What do we do when tough times come? When our hope, like Job’s is being washed away in a torrent of troubles? We know we will experience tough times. Tough times come to followers of God, to born again Christians. (They also come to unbelievers)
What do we do in those times? We need to have a pep talk with self. We have to preach to ourselves. Job is being honest with himself and with God. He is growing hopeless. He is experiencing what we all do at times- the times when our faith is losing the fight with our feelings.
David shares with us how he preached to himself in Psalm 42 and 43. David is described as man with a heart after God. David in this Psalm admits his negative feelings. Know this our old nature, the flesh, is predisposed to unbelief; it is strongly influenced by feelings.
These two Psalms are described as a prayer for deliverance from the enemy, from being oppressed by the enemy. It is a prayer for restoration.
David describes his feelings: “As the deer pants for the streams of water, so my soul pants for God, for the living God. Where can I go to meet with God? My tears have been my food day and night, while men say to me all day long ‘Where is your God?’ These things I remember as I pour out my soul how I used to go with the multitude leading the procession to the house of God, with shouts of joy and thanksgiving among the festive throng. Why are you so downcast, O my soul? Why so disturbed within me? Put your hope in God, for I will praise Him, my Savior, My God. My soul is downcast with me; therefore I will remember You from the land of the Jordan, the heights of Hermon- from Mount Mizar. Deep calls to deep, in the roar of your waterfalls; all your waves and breakers have swept over me. By day the Lord directs His love, at night His song is with me, a prayer to the God of my life. I say to God my Rock, why have you forgotten me? Why must I go about mourning, oppressed by the enemy? My bones suffer mortal agony as my foes taunt me saying to me all day long, where is your God? Why are you downcast, O my soul? Why so disturbed within me? Put your hope in God, for I will yet praise Him, my Savior, My God. (Psalm 42)

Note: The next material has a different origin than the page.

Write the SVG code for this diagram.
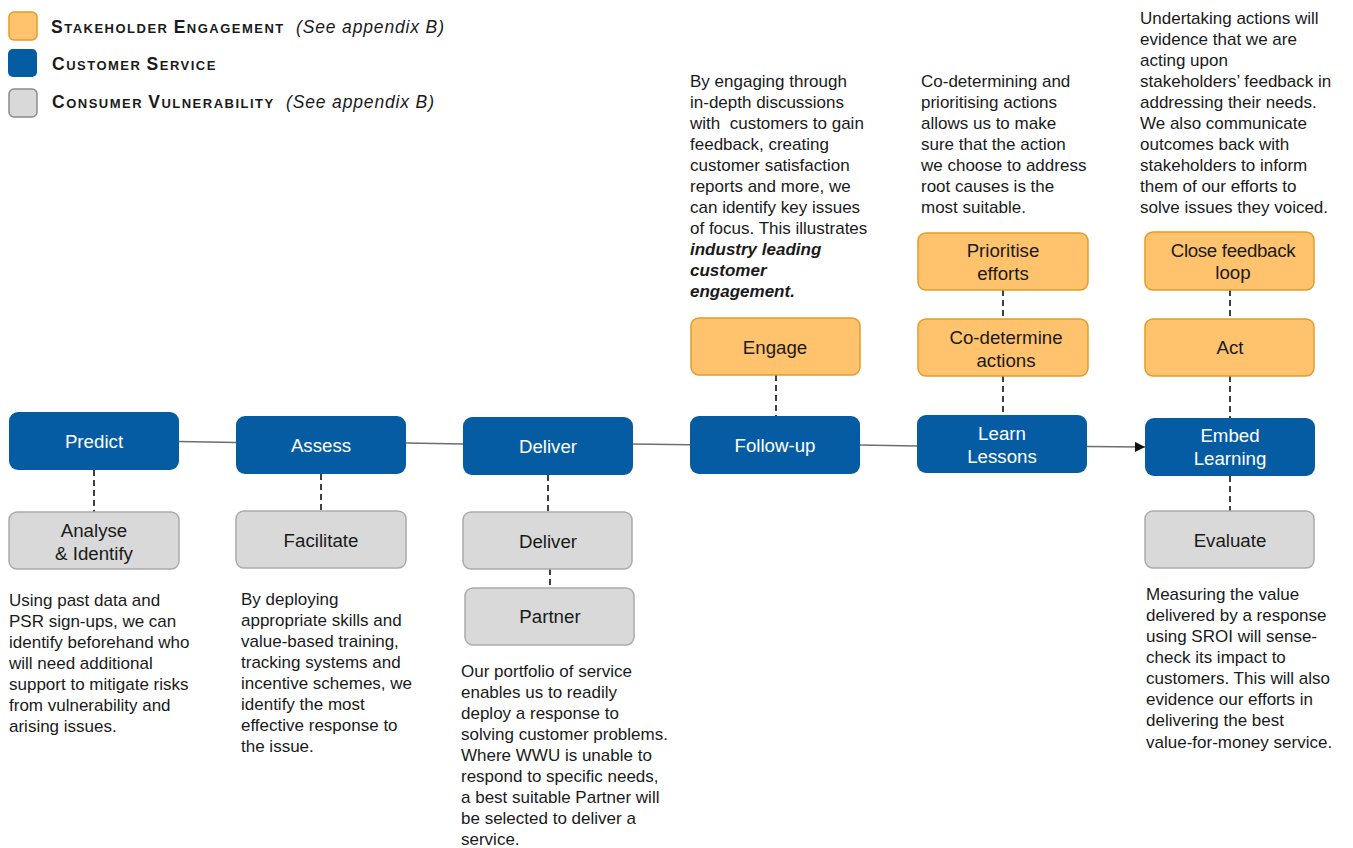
<svg xmlns="http://www.w3.org/2000/svg" width="1353" height="848" viewBox="0 0 1353 848">
<style>
text{font-family:"Liberation Sans",Arial,sans-serif;fill:#1a1a1a}
.blue{fill:#065CA3}
.orange{fill:#FFC36D;stroke:#E39B27;stroke-width:1.5}
.gray{fill:#D9D9D9;stroke:#ABABAB;stroke-width:1.5}
.lbl{font-size:18.7px;text-anchor:middle}
.w{fill:#fff}
.body{font-size:17px}
.leg{font-size:13px;font-weight:bold;letter-spacing:1.5px}
.cap{font-size:17.5px}
.it{font-size:17.5px;font-style:italic;letter-spacing:0.85px}
.solid{stroke:#6e6e6e;stroke-width:1.5;fill:none}
.dash{stroke:#3f3f3f;stroke-width:2;stroke-dasharray:6 4;fill:none}
</style>
<defs>
<marker id="arr" markerWidth="10" markerHeight="10" refX="10" refY="5" orient="auto" markerUnits="userSpaceOnUse">
<path d="M0,0 L10,5 L0,10 z" fill="#111"/>
</marker>
</defs>
<rect width="1353" height="848" fill="#fff"/>

<g id="legend">
<rect x="9" y="12" width="28" height="28" rx="5" class="orange"/>
<rect x="8" y="49" width="29" height="28" rx="5" class="blue"/>
<rect x="9" y="89" width="28" height="28" rx="5" class="gray" style="stroke:#8a8a8a"/>
<text x="51" y="33" class="leg"><tspan class="cap">S</tspan>TAKEHOLDER <tspan class="cap">E</tspan>NGAGEMENT</text>
<text x="296" y="33" class="it">(See appendix B)</text>
<text x="52" y="70" class="leg"><tspan class="cap">C</tspan>USTOMER <tspan class="cap">S</tspan>ERVICE</text>
<text x="52" y="108" class="leg"><tspan class="cap">C</tspan>ONSUMER <tspan class="cap">V</tspan>ULNERABILITY</text>
<text x="286" y="108" class="it">(See appendix B)</text>
</g>

<g id="connectors">
<line x1="179" y1="441.5" x2="236" y2="442.5" class="solid"/>
<line x1="406" y1="443" x2="463" y2="444" class="solid"/>
<line x1="633" y1="444" x2="690" y2="444.7" class="solid"/>
<line x1="860" y1="445" x2="917" y2="446" class="solid"/>
<line x1="1087" y1="446.5" x2="1145" y2="447" class="solid" marker-end="url(#arr)"/>
<line x1="94" y1="470" x2="94" y2="512" class="dash"/>
<line x1="321" y1="474" x2="321" y2="511" class="dash"/>
<line x1="548" y1="475" x2="548" y2="512" class="dash"/>
<line x1="550" y1="569" x2="550" y2="588" class="dash"/>
<line x1="776" y1="375" x2="776" y2="416" class="dash"/>
<line x1="1003" y1="376" x2="1003" y2="415" class="dash"/>
<line x1="1003" y1="290" x2="1003" y2="319" class="dash"/>
<line x1="1230" y1="376" x2="1230" y2="418" class="dash"/>
<line x1="1230" y1="290" x2="1230" y2="319" class="dash"/>
<line x1="1230" y1="476" x2="1230" y2="511" class="dash"/>
</g>

<g id="predict"><rect x="9" y="412" width="170" height="58" rx="9" class="blue"/><text x="94" y="448" class="lbl w">Predict</text></g>
<g id="assess"><rect x="236" y="416" width="170" height="58" rx="9" class="blue"/><text x="321" y="452" class="lbl w">Assess</text></g>
<g id="deliver"><rect x="463" y="417" width="170" height="58" rx="9" class="blue"/><text x="548" y="453" class="lbl w">Deliver</text></g>
<g id="follow-up"><rect x="690" y="416" width="170" height="58" rx="9" class="blue"/><text x="775" y="452" class="lbl w">Follow-up</text></g>
<g id="learn-lessons"><rect x="917" y="415" width="170" height="58" rx="9" class="blue"/><text x="1002" y="440" class="lbl w">Learn</text><text x="1002" y="463" class="lbl w">Lessons</text></g>
<g id="embed-learning"><rect x="1145" y="418" width="170" height="58" rx="9" class="blue"/><text x="1230" y="442" class="lbl w">Embed</text><text x="1230" y="465" class="lbl w">Learning</text></g>

<g id="analyse-identify"><rect x="9" y="512" width="170" height="57" rx="8" class="gray"/><text x="94" y="537" class="lbl">Analyse</text><text x="94" y="560" class="lbl">&amp; Identify</text></g>
<g id="facilitate"><rect x="236" y="511" width="170" height="57" rx="8" class="gray"/><text x="321" y="547" class="lbl">Facilitate</text></g>
<g id="deliver-cv"><rect x="463" y="512" width="169" height="57" rx="8" class="gray"/><text x="548" y="548" class="lbl">Deliver</text></g>
<g id="partner"><rect x="465" y="588" width="169" height="57" rx="8" class="gray"/><text x="550" y="623" class="lbl">Partner</text></g>
<g id="evaluate"><rect x="1145" y="511" width="169" height="57" rx="8" class="gray"/><text x="1230" y="547" class="lbl">Evaluate</text></g>

<g id="engage"><rect x="691" y="318" width="169" height="57" rx="8" class="orange"/><text x="775" y="354" class="lbl">Engage</text></g>
<g id="prioritise-efforts"><rect x="918" y="233" width="170" height="57" rx="8" class="orange"/><text x="1003" y="257" class="lbl">Prioritise</text><text x="1003" y="280" class="lbl">efforts</text></g>
<g id="co-determine-actions"><rect x="918" y="319" width="170" height="57" rx="8" class="orange"/><text x="1006" y="344" class="lbl">Co-determine</text><text x="1006" y="367" class="lbl">actions</text></g>
<g id="close-feedback-loop"><rect x="1145" y="232" width="169" height="58" rx="8" class="orange"/><text x="1233" y="257" class="lbl" style="letter-spacing:-0.3px">Close feedback</text><text x="1233" y="279" class="lbl">loop</text></g>
<g id="act"><rect x="1145" y="319" width="169" height="57" rx="8" class="orange"/><text x="1230" y="354" class="lbl">Act</text></g>

<g id="text-predict">
<text class="body" x="9" y="606">Using past data and</text>
<text class="body" x="9" y="627">PSR sign-ups, we can</text>
<text class="body" x="9" y="648">identify beforehand who</text>
<text class="body" x="9" y="669">will need additional</text>
<text class="body" x="9" y="690">support to mitigate risks</text>
<text class="body" x="9" y="711">from vulnerability and</text>
<text class="body" x="9" y="732">arising issues.</text>
</g>
<g id="text-assess">
<text class="body" x="241" y="605">By deploying</text>
<text class="body" x="241" y="626">appropriate skills and</text>
<text class="body" x="241" y="647">value-based training,</text>
<text class="body" x="241" y="668">tracking systems and</text>
<text class="body" x="241" y="689">incentive schemes, we</text>
<text class="body" x="241" y="710">identify the most</text>
<text class="body" x="241" y="731">effective response to</text>
<text class="body" x="241" y="752">the issue.</text>
</g>
<g id="text-deliver">
<text class="body" x="461" y="677">Our portfolio of service</text>
<text class="body" x="461" y="698">enables us to readily</text>
<text class="body" x="461" y="719">deploy a response to</text>
<text class="body" x="461" y="740">solving customer problems.</text>
<text class="body" x="461" y="761">Where WWU is unable to</text>
<text class="body" x="461" y="782">respond to specific needs,</text>
<text class="body" x="461" y="803">a best suitable Partner will</text>
<text class="body" x="461" y="824">be selected to deliver a</text>
<text class="body" x="461" y="845">service.</text>
</g>
<g id="text-follow-up">
<text class="body" x="690" y="87">By engaging through</text>
<text class="body" x="690" y="108">in-depth discussions</text>
<text class="body" x="690" y="129" xml:space="preserve">with  customers to gain</text>
<text class="body" x="690" y="150">feedback, creating</text>
<text class="body" x="690" y="171">customer satisfaction</text>
<text class="body" x="690" y="192">reports and more, we</text>
<text class="body" x="690" y="213">can identify key issues</text>
<text class="body" x="690" y="234">of focus. This illustrates</text>
<text class="body" x="690" y="255" font-weight="bold" font-style="italic">industry leading</text>
<text class="body" x="690" y="276" font-weight="bold" font-style="italic">customer</text>
<text class="body" x="690" y="297" font-weight="bold" font-style="italic">engagement.</text>
</g>
<g id="text-learn">
<text class="body" x="921" y="87">Co-determining and</text>
<text class="body" x="921" y="108">prioritising actions</text>
<text class="body" x="921" y="129">allows us to make</text>
<text class="body" x="921" y="150">sure that the action</text>
<text class="body" x="921" y="171">we choose to address</text>
<text class="body" x="921" y="192">root causes is the</text>
<text class="body" x="921" y="213">most suitable.</text>
</g>
<g id="text-embed">
<text class="body" x="1140" y="24">Undertaking actions will</text>
<text class="body" x="1140" y="45">evidence that we are</text>
<text class="body" x="1140" y="66">acting upon</text>
<text class="body" x="1140" y="87">stakeholders’ feedback in</text>
<text class="body" x="1140" y="108">addressing their needs.</text>
<text class="body" x="1140" y="129">We also communicate</text>
<text class="body" x="1140" y="150">outcomes back with</text>
<text class="body" x="1140" y="171">stakeholders to inform</text>
<text class="body" x="1140" y="192">them of our efforts to</text>
<text class="body" x="1140" y="213">solve issues they voiced.</text>
</g>
<g id="text-evaluate">
<text class="body" x="1146" y="600">Measuring the value</text>
<text class="body" x="1146" y="621">delivered by a response</text>
<text class="body" x="1146" y="642">using SROI will sense-</text>
<text class="body" x="1146" y="663">check its impact to</text>
<text class="body" x="1146" y="684">customers. This will also</text>
<text class="body" x="1146" y="705">evidence our efforts in</text>
<text class="body" x="1146" y="726">delivering the best</text>
<text class="body" x="1146" y="748">value-for-money service.</text>
</g>
</svg>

“Then I will go to the altar of God, to God my joy and my delight, I will praise You with my harp O God, my God. Why you downcast, O my soul- are why are you so disturbed within me? – Put your hope in God for I will praise Him, my Savior, my God.” (Psalm 43)
The message is clear. David was downcast and disturbed. He longed to hear from God. He begins in his prayer to talk to his soul- to himself. He admits his troubles have depressed him, disturbed him. Watch what he does.
He remembers the past experiences. He calls them to mind in his present situation. He then knows he can face the future.
These are the three tenses of faith. Trust is a learned response. It always looks back to what God has done in the past. It reminds one of God’s faithfulness to keep His promises. Faith is in the present tense in the problem you are facing now. “Now faith is…”
Thus faith is both present- now. And also past- this is trust the learned response from experiencing God’s faithfulness.
Now faith also takes us into the future, the unseen, the unknown, and the unrealized and makes it sure and certain. “Now faith is being sure of what we hope for and certain of what we cannot see.” And the next verse tells us why we study the history of the Bible, knowing these things were written to teach us that through patience and comfort of the Scripture we might have hope. The next verse: Hebrew 11: 2 tells us- by this faith, the elders receive a good report. ‘
Hope if the future tense of faith. Hope is an essential part of faith. Hope that does not disappoint that leads us into the unseen, unknown with unwavering faith in the One who is faithful who has promised us: He would never leave us nor forsakes us. He would be our helper. He is unchanging. He is the same today as yesterday as He will be tomorrow.
There it is- the past, present and future of our faith which gives us hope which does not disappoint.